А разве мне хотелось вернуться?
Или история с правами всего лишь пример «очевидной неадекватности реакции пациента на события»?
Я взяла фразу «очевидная неадекватность реакции пациента на события» в кавычки, потому что фраза принадлежит не мне.
Карл Меннингер использует ее в книге «Война с собой», описывая склонность некоторых людей слишком остро реагировать на события, которые большинству из нас кажутся обыденными, даже предсказуемыми. Эта склонность, по утверждению автора (между прочим, доктора медицинских наук), нередко встречается у самоубийц. Он приводит в пример девушку, впавшую в депрессию и покончившую с собой из-за неудачной стрижки. Пишет о мужчине, который свел счеты с жизнью, когда ему запретили играть в гольф, и о ребенке, совершившем самоубийство после смерти любимой канарейки, и о женщине, наложившей на себя руки из-за опоздания на два поезда.
Заметьте: не на один поезд — на два.
Вдумайтесь.
Как много обстоятельств должно было сойтись, чтобы не оставить этой женщине шансов.
«В каждом из этих случаев, — поясняет Меннингер, — ценность прически, гольфа и канарейки была сильно завышена: предметы стали объектом столь глубокой эмоциональной привязанности, что их потеря (или всего лишь угроза их потерять) привела к фатальным последствиям».
Вообще-то не нужно быть доктором медицинских наук, чтобы до этого додуматься.
Интересно другое: почему ценность прически, гольфа и канарейки (не говоря уж о втором из двух пропущенных поездов) оказалась настолько завышенной? Меннингер и сам хотел бы это понять. «Откуда берутся эти непомерные сверхожидания и завышенные оценки?» — вопрошает он. Но тем и ограничивается, очевидно, сочтя, что ответ содержится в самом вопросе. Или решив, что его дело — обозначить проблему, а над разгадкой пусть бьются теоретики психоанализа. Неужели я и впрямь испытывала столь «глубокую эмоциональную привязанность» к своим калифорнийским правам, что их потеря могла привести к «фатальным последствиям»?
Неужели всерьез считала замену одних прав на другие — потерей?
Страдала в разлуке?
И чтобы покончить с темой «глубокой эмоциональной привязанности»…

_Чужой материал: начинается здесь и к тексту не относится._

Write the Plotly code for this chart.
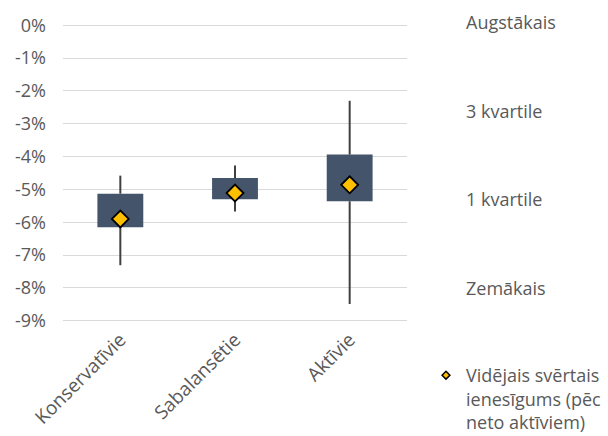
import plotly.graph_objects as go

categories = ["Konservatīvie", "Sabalansētie", "Aktīvie"]
high = [-0.0458, -0.0427, -0.0230]
q3 = [-0.0513, -0.0465, -0.0394]
q1 = [-0.0615, -0.0530, -0.0536]
low = [-0.0731, -0.0567, -0.0849]
mean = [-0.0590, -0.0511, -0.0486]

tick_vals = [0, -0.01, -0.02, -0.03, -0.04, -0.05, -0.06, -0.07, -0.08, -0.09]
tick_text = ["0%", "-1%", "-2%", "-3%", "-4%", "-5%", "-6%", "-7%", "-8%", "-9%"]

side_labels = ["Augstākais", "3 kvartile", "1 kvartile", "Zemākais"]
mean_label = "Vidējais svērtais<br>ienesīgums (pēc<br>neto aktīviem)"

FONT = "Open Sans"
TXT = "#595959"
BOX = "#44546A"
WHISK = "#404040"
GOLD = "#FFC000"

fig = go.Figure()

# whiskers (outside the box)
wx, wy = [], []
for c, h, a, b, l in zip(categories, high, q3, q1, low):
    wx += [c, c, None, c, c, None]
    wy += [h, a, None, b, l, None]
fig.add_trace(go.Scatter(x=wx, y=wy, mode="lines",
                         line=dict(color=WHISK, width=2),
                         showlegend=False, hoverinfo="skip"))

# boxes
fig.add_trace(go.Bar(x=categories, base=q1,
                     y=[a - b for a, b in zip(q3, q1)],
                     width=0.4, marker=dict(color=BOX, line=dict(width=0)),
                     showlegend=False))

# mean markers
fig.add_trace(go.Scatter(x=categories, y=mean, mode="markers",
                         marker=dict(symbol="diamond", size=13, color=GOLD,
                                     line=dict(color="black", width=1.8)),
                         showlegend=False))
# legend entry
fig.add_trace(go.Scatter(x=[None], y=[None], mode="markers", name=mean_label,
                         marker=dict(symbol="diamond", size=6, color=GOLD,
                                     line=dict(color="black", width=1.5)),
                         showlegend=True))

L, R, T, B = 63, 201, 22, 112
W, H = 608, 436
pw, ph = W - L - R, H - T - B

for i, lab in enumerate(side_labels):
    ypix = 22 + i * 88.5
    fig.add_annotation(text=lab, xref="paper", yref="paper",
                       x=(464 - L) / pw, y=(H - B - ypix) / ph,
                       xanchor="left", yanchor="middle", showarrow=False,
                       font=dict(family=FONT, size=18, color=TXT))

fig.update_layout(
    width=W, height=H,
    margin=dict(l=L, r=R, t=T, b=B, autoexpand=False),
    paper_bgcolor="white", plot_bgcolor="white",
    barmode="overlay",
    font=dict(family=FONT, size=18, color=TXT),
    showlegend=True,
    legend=dict(x=(426 - L) / pw, y=(H - B - 357) / ph, xanchor="left", yanchor="top",
                valign="top", bgcolor="rgba(0,0,0,0)", tracegroupgap=0,
                font=dict(family=FONT, size=18, color=TXT)),
    xaxis=dict(type="category", range=[-0.5, 2.5], tickangle=-45,
               showgrid=False, showline=False, ticks="", automargin=False,
               tickfont=dict(family=FONT, size=19, color=TXT)),
    yaxis=dict(range=[-0.091, 0.001], tickvals=tick_vals, ticktext=tick_text,
               showgrid=True, gridcolor="#D9D9D9", gridwidth=1.3,
               zeroline=False, showline=False, ticks="", automargin=False,
               ticklabelstandoff=16,
               tickfont=dict(family=FONT, size=18, color=TXT)),
)

fig.write_html("out.html", config={"displayModeBar": False},
               post_script="document.body.style.margin='0';")
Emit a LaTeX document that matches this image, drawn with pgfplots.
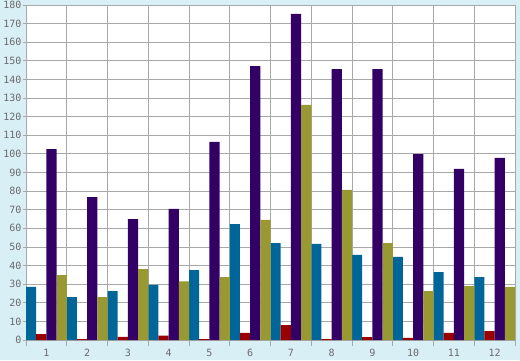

В последний раз я видела наш брентвудский дом, пока он еще был нашим, в тот день, когда здоровенная фура увозила в Нью-Йорк все, что мы на тот момент нажили, включая универсал «вольво». Мы стояли на крыльце, глядя ей вслед, а потом, когда фура скрылась за поворотом на улицу Мальборо, прошли через опустевшие комнаты на веранду для символического прощания. Грусть расставания была изрядно отравлена всепроникающей вонью фтористого сульфурила и видом горстки мертвой листвы на месте, где еще недавно росли розовая магнолия и стефанотис. Даже в Нью-Йорке каждая распакованная коробка обдавала меня сульфуриловым душком. Когда в свой следующий приезд в Лос-Анджелес я решила проехать мимо нашего теперь уже бывшего дома, его не оказалось — снесли, чтобы через год-другой возвести новый, чуть побольше размером (за счет комнаты над гаражом и слегка расширенной кухни, хотя и на старой даже с концертным роялем «Чикеринг» было вполне просторно), но без нарочитой традиционности предшественника. Еще сколько-то лет спустя в одном из книжных магазинов Вашингтона ко мне подошла дочь нынешнего владельца дома — та самая, которую он мечтал выдать замуж в нашем саду. Она училась в одном из вашингтонских университетов (то ли Джорджтаунском, то ли Джорджа Вашингтона), а я приехала на встречу с читателями в магазине «Политика и проза». Она представилась. Сказала, что выросла в «моем» доме. «Заблуждаетесь», — хотела ответить я. Но сдержалась.
Про Нью-Йорк Джон всегда говорил, что мы в него «возвратились».
А я нет.
Для меня Брентвуд-парк был «тогда», а Нью-Йорк — «сейчас».
Досульфуриловый Брентвуд-парк — это такое время, такой период, такое десятилетие, когда казалось, что все в жизни складывается как надо.
Наше представление об американской мечте.
Именно так. Устами младенца.
Тогда у нас были автомобили, бассейн, сад.
Были агапантусы — африканские лилии, всполохи пронзительной синевы, парящие на длинных стеблях. Была гаура — взвеси белых прозрачных брызг; глаз начинал различать их, только когда темнело.
Был вощеный английский ситец, китайский орнамент.
Был фландрский бувье, застывший на нижней ступени лестницы — глаз приоткрыт, всегда на страже.
Время идет.
Воспоминания гаснут, видоизменяются, подстраиваются под то, что, как нам кажется, мы помним.